Rute Serra, Jornal i

 

Um robusto e resiliente sistema de controlo interno é um poderoso antídoto da ocorrência de erros, irregularidades e fraude.

A cambaleante convicção de alguns sobre a frutuosa utilidade da prestação de contas em sentido lato tem permitido o trilhar de um caminho errático, com desfechos pouco transparentes esquecidos na espuma dos dias, às vezes até escrutinados nas instâncias fiscalizadoras ou judiciais, mas sobretudo tem alheado os cidadãos da verdade sobre o modo como são geridas as instituições públicas, i.e., como é gerido o dinheiro público.
Longe do tempo de uma contabilidade pública baseada nas «partidas simples», a adesão de Portugal à então denominada Comunidade Económica Europeia (CEE), induziu a aprovação, cerca de quatro anos depois, de um importante acervo legislativo reformista da actividade financeira do Estado com o magno objectivo de rentabilizar a gestão pública. A contabilidade pública foi-se aproximando da privada, e em 1997, foi aprovado o Plano Oficial de Contabilidade-Pública (POC-P), subdividido por planos sectoriais, baseado no método digráfico e num sistema integrado de contabilidade orçamental, patrimonial e analítica, o qual foi sendo paulatinamente e às vezes até com fatuidade adoptado, sem que – e mal – substancial consequência daí adviesse. Foi, porém, neste momento, que o conceito de «sistema de controlo interno» começou a moldar-se.

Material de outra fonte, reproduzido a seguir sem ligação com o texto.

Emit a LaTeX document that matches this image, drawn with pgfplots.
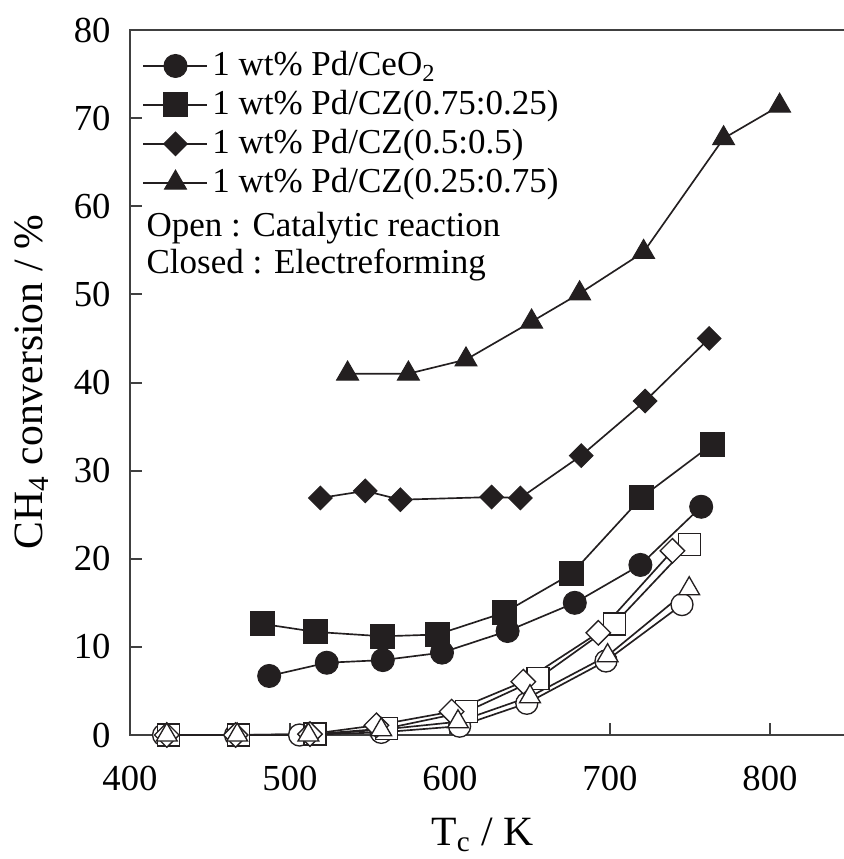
\documentclass[border=0pt]{standalone}
\usepackage{fontspec}
\setmainfont{Liberation Serif}
\usepackage{pgfplots}
\pgfplotsset{compat=1.18}
\definecolor{ink}{HTML}{231F20}
\definecolor{frame}{HTML}{404040}
\begin{document}
\begin{tikzpicture}
\useasboundingbox (-39pt,-37.2pt) rectangle (214.2pt,220.5pt);
\begin{axis}[
  at={(0pt,0pt)}, anchor=south west,
  scale only axis, width=216pt, height=211.5pt,
  xmin=400, xmax=850, ymin=0, ymax=80,
  xtick={400,500,600,700,800}, ytick={0,10,20,30,40,50,60,70,80},
  xtick pos=bottom, ytick pos=left,
  tick align=inside, major tick length=3.5pt,
  axis line style={frame, line width=0.6pt},
  every tick/.style={frame, line width=0.6pt},
  tick label style={font=\fontsize{11}{13}\selectfont},
  /pgf/number format/assume math mode=true,
  xticklabel style={yshift=-5.9pt},
  yticklabel style={xshift=-2.3pt},
  xlabel={T\textsubscript{c} / K},
  ylabel={CH\textsubscript{4} conversion / \%},
  label style={font=\fontsize{12.5}{14}\selectfont},
  xlabel style={at={(axis description cs:0.49,0)}, anchor=base, yshift=-33pt},
  ylabel style={at={(axis description cs:-0.122,0.5)}, anchor=base, rotate=0},
  legend style={at={(axis description cs:0,1)}, anchor=north west, draw=none, fill=none,
    font=\fontsize{10.5}{12}\selectfont, xshift=0.6pt, yshift=-3pt, row sep=0.5pt,
    nodes={inner sep=1.2pt, text depth=0.15em}},
  legend cell align=left,
  legend image code/.code={\draw[mark repeat=2,mark phase=2] plot coordinates {(0pt,0pt)(9.6pt,0pt)(19.2pt,0pt)};},
  every axis plot/.append style={ink, line width=0.5pt},
]
% Closed: electroreforming
\addplot[ink, mark=*, mark size=3.45pt, mark options={fill=ink, draw=ink, line width=0.3pt}] coordinates {
 (487,6.7) (523,8.2) (558,8.5) (595,9.35) (636,11.8) (678,15.0) (719,19.3) (757,25.9)};
\addlegendentry{1 wt\% Pd/CeO\textsubscript{2}}
\addplot[ink, mark=square*, mark size=3.6pt, mark options={fill=ink, draw=ink, line width=0.3pt}] coordinates {
 (483,12.6) (516,11.7) (558,11.2) (592,11.4) (634,13.9) (676,18.3) (720,27.0) (764,33.0)};
\addlegendentry{1 wt\% Pd/CZ(0.75:0.25)}
\addplot[ink, mark=square*, mark size=2.5pt, mark options={fill=ink, draw=ink, rotate=45, line width=0.3pt}] coordinates {
 (519,26.9) (547,27.7) (569,26.7) (626,27.0) (644,26.9) (682,31.7) (722,37.9) (762,45.0)};
\addlegendentry{1 wt\% Pd/CZ(0.5:0.5)}
\addplot[ink, mark=triangle*, mark size=3.8pt, mark options={fill=ink, draw=ink, line width=0.3pt}] coordinates {
 (536,41.0) (574,41.0) (610,42.6) (651,46.9) (681,50.1) (721,54.8) (771,67.7) (806,71.4)};
\addlegendentry{1 wt\% Pd/CZ(0.25:0.75)}
% Open: catalytic reaction
\addplot[forget plot, ink, mark=*, mark size=3.3pt, mark options={fill=white, draw=ink, line width=0.4pt}] coordinates {
 (421,0) (466,0) (506,0) (557,0.3) (606,1.0) (648,3.6) (697.5,8.4) (745,14.8)};
\addplot[forget plot, ink, mark=square*, mark size=3.3pt, mark options={fill=white, draw=ink, line width=0.4pt}] coordinates {
 (424,0) (468,0) (515.6,0.1) (560.4,0.75) (610.4,2.65) (655,6.4) (702.7,12.6) (749.5,21.6)};
\addplot[forget plot, ink, mark=square*, mark size=2.6pt, mark options={fill=white, draw=ink, rotate=45, line width=0.4pt}] coordinates {
 (423,0) (466,0) (512.5,0.1) (554,1.1) (601,2.65) (645.8,6.05) (692.7,11.6) (739,20.9)};
\addplot[forget plot, ink, mark=triangle*, mark size=3.6pt, mark options={fill=white, draw=ink, line width=0.4pt}] coordinates {
 (423,0) (467,0) (511.5,0) (557,0.6) (605,1.5) (650,4.35) (698.5,9.0) (749.5,16.6)};
\node[anchor=base west, inner sep=0pt, font=\fontsize{10.5}{12}\selectfont] at (axis description cs:0.0222,0.7064) {Open : Catalytic reaction};
\node[anchor=base west, inner sep=0pt, font=\fontsize{10.5}{12}\selectfont] at (axis description cs:0.0222,0.6553) {Closed : Electreforming};
\end{axis}
\end{tikzpicture}
\end{document}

Previa-se então, recordo, há mais de vinte anos, a obrigatoriedade de as entidades públicas implementarem um sistema de controlo interno que permitisse "a salvaguarda dos activos, a prevenção e detecção de situações de ilegalidade, fraude e erro, a exactidão e a integridade dos registos contabilísticos e a preparação de informação orçamental e financeira fiáveI''.
A asserção geral residia (e reside, agora em sede de aplicação do Sistema de Normalização Contabilística para as Administrações Públicas [SNC-AP]) no facto de que um robusto e resiliente sistema de controlo interno é um poderoso antídoto da ocorrência de erros, irregularidades e fraude, pois permite, a final, a sustentabilidade das operações e das informações inerentes, as quais devem gerar resultados atempados e fidedignos que, por sua vez, deverão ser a estrela polar da decisão do órgão de gestão das respectivas entidades. E a sua publicitação, garante de transparência administrativa.

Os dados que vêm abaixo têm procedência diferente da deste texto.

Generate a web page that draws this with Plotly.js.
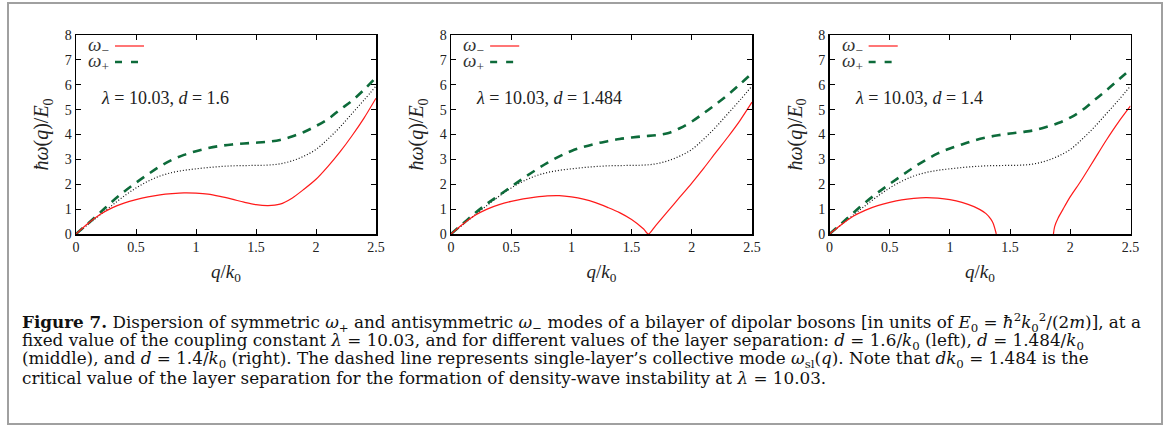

No caso das autarquias locais, o fundamento é mais amplo: permite o escrutínio dos órgãos autárquicos sobre a racionalidade das opções gestionárias do executivo e o cumprimento assertivo das deliberações e decisões tomadas nas sedes próprias, reflectindo pois, a jusante, a situação financeira e patrimonial de cada autarquia local. Aqui chegados, e em face das conclusões, nomeadamente, do Conselho de Prevenção da Corrupção, que alerta para o facto de mais de metade (51,8%) dos reportes judiciais sobre o cometimento de crimes de corrupção e infracções conexas referirem-se a casos alegadamente ocorridos na Administração Local, questiono-me sobre quantas e quais são as autarquias locais que possuem, para além de qualquer dúvida razoável, um sistema de controlo interno fiável, credível, suficientemente disciplinado e física e normativamente actualizado, que seja efectivamente perscrutado pelos órgãos autárquicos e, em especial, pelos cidadãos, os quais, não esqueçamos, são os principais beneficiários (ou não) de uma gestão financeira e patrimonial saudável e equilibrada.
Mal-grado a convicção expressa no início desta crónica, devíamos, para dizer o mínimo, conhecer os programas de compliance pública a que as entidades estão obrigadas. Porque se tal se reveste de importância indiscutível para a prevenção de atos de corrupção, aqueles que depois do caldo entornado, reprimimos em tom tonitruoso, será que podemos ter, sobre aquela que é a nossa parte neste contracto social, a consciência perfeitamente tranquila?